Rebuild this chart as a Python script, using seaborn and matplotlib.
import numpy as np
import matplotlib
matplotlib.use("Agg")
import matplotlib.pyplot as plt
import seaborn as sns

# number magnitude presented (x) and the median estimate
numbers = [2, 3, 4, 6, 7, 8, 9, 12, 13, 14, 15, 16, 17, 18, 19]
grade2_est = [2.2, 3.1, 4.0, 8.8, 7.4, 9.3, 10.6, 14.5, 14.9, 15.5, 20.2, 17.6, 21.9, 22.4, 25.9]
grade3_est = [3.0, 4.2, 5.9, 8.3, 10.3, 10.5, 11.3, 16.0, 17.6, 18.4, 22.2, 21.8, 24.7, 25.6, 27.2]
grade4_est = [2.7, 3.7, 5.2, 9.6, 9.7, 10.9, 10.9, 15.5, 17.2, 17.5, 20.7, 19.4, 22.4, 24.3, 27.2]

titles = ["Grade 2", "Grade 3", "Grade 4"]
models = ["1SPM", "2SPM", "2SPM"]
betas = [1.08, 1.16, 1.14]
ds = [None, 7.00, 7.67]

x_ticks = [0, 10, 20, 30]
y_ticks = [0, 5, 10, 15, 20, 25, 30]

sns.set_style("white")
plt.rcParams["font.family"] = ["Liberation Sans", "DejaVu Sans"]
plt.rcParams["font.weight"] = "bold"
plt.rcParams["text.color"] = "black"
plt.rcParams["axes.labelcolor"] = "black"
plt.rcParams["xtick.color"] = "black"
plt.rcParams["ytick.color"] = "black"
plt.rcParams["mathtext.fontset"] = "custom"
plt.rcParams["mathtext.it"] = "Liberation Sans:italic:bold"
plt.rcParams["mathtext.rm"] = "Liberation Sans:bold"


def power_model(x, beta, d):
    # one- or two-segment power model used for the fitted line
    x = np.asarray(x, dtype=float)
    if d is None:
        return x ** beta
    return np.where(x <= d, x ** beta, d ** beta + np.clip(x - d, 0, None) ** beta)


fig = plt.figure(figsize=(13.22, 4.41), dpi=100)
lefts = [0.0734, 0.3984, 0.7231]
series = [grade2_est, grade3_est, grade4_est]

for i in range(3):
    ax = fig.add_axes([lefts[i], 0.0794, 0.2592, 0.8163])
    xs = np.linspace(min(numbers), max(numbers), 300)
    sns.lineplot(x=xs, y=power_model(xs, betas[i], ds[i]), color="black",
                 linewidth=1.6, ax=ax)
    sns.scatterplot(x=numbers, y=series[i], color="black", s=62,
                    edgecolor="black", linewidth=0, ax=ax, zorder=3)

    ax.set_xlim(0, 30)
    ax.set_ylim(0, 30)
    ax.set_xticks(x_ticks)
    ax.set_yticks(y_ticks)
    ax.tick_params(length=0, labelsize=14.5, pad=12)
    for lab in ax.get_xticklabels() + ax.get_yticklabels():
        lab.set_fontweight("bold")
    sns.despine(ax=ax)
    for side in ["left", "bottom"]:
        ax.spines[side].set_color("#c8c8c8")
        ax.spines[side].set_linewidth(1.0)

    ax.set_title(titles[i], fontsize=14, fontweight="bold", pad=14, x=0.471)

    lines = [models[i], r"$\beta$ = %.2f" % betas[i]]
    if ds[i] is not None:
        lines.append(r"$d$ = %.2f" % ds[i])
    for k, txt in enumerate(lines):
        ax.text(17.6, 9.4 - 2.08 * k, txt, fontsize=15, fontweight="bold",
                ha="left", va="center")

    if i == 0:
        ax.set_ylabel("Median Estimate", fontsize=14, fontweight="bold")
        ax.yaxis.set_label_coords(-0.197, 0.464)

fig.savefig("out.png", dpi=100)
________
Task statement:
Set down the listing in full, keeping every word exactly as it is.

Right answer:
Rebuild this chart as a Python script, using seaborn and matplotlib.
import numpy as np
import matplotlib
matplotlib.use("Agg")
import matplotlib.pyplot as plt
import seaborn as sns

# number magnitude presented (x) and the median estimate
numbers = [2, 3, 4, 6, 7, 8, 9, 12, 13, 14, 15, 16, 17, 18, 19]
grade2_est = [2.2, 3.1, 4.0, 8.8, 7.4, 9.3, 10.6, 14.5, 14.9, 15.5, 20.2, 17.6, 21.9, 22.4, 25.9]
grade3_est = [3.0, 4.2, 5.9, 8.3, 10.3, 10.5, 11.3, 16.0, 17.6, 18.4, 22.2, 21.8, 24.7, 25.6, 27.2]
grade4_est = [2.7, 3.7, 5.2, 9.6, 9.7, 10.9, 10.9, 15.5, 17.2, 17.5, 20.7, 19.4, 22.4, 24.3, 27.2]

titles = ["Grade 2", "Grade 3", "Grade 4"]
models = ["1SPM", "2SPM", "2SPM"]
betas = [1.08, 1.16, 1.14]
ds = [None, 7.00, 7.67]

x_ticks = [0, 10, 20, 30]
y_ticks = [0, 5, 10, 15, 20, 25, 30]

sns.set_style("white")
plt.rcParams["font.family"] = ["Liberation Sans", "DejaVu Sans"]
plt.rcParams["font.weight"] = "bold"
plt.rcParams["text.color"] = "black"
plt.rcParams["axes.labelcolor"] = "black"
plt.rcParams["xtick.color"] = "black"
plt.rcParams["ytick.color"] = "black"
plt.rcParams["mathtext.fontset"] = "custom"
plt.rcParams["mathtext.it"] = "Liberation Sans:italic:bold"
plt.rcParams["mathtext.rm"] = "Liberation Sans:bold"


def power_model(x, beta, d):
    # one- or two-segment power model used for the fitted line
    x = np.asarray(x, dtype=float)
    if d is None:
        return x ** beta
    return np.where(x <= d, x ** beta, d ** beta + np.clip(x - d, 0, None) ** beta)


fig = plt.figure(figsize=(13.22, 4.41), dpi=100)
lefts = [0.0734, 0.3984, 0.7231]
series = [grade2_est, grade3_est, grade4_est]

for i in range(3):
    ax = fig.add_axes([lefts[i], 0.0794, 0.2592, 0.8163])
    xs = np.linspace(min(numbers), max(numbers), 300)
    sns.lineplot(x=xs, y=power_model(xs, betas[i], ds[i]), color="black",
                 linewidth=1.6, ax=ax)
    sns.scatterplot(x=numbers, y=series[i], color="black", s=62,
                    edgecolor="black", linewidth=0, ax=ax, zorder=3)

    ax.set_xlim(0, 30)
    ax.set_ylim(0, 30)
    ax.set_xticks(x_ticks)
    ax.set_yticks(y_ticks)
    ax.tick_params(length=0, labelsize=14.5, pad=12)
    for lab in ax.get_xticklabels() + ax.get_yticklabels():
        lab.set_fontweight("bold")
    sns.despine(ax=ax)
    for side in ["left", "bottom"]:
        ax.spines[side].set_color("#c8c8c8")
        ax.spines[side].set_linewidth(1.0)

    ax.set_title(titles[i], fontsize=14, fontweight="bold", pad=14, x=0.471)

    lines = [models[i], r"$\beta$ = %.2f" % betas[i]]
    if ds[i] is not None:
        lines.append(r"$d$ = %.2f" % ds[i])
    for k, txt in enumerate(lines):
        ax.text(17.6, 9.4 - 2.08 * k, txt, fontsize=15, fontweight="bold",
                ha="left", va="center")

    if i == 0:
        ax.set_ylabel("Median Estimate", fontsize=14, fontweight="bold")
        ax.yaxis.set_label_coords(-0.197, 0.464)

fig.savefig("out.png", dpi=100)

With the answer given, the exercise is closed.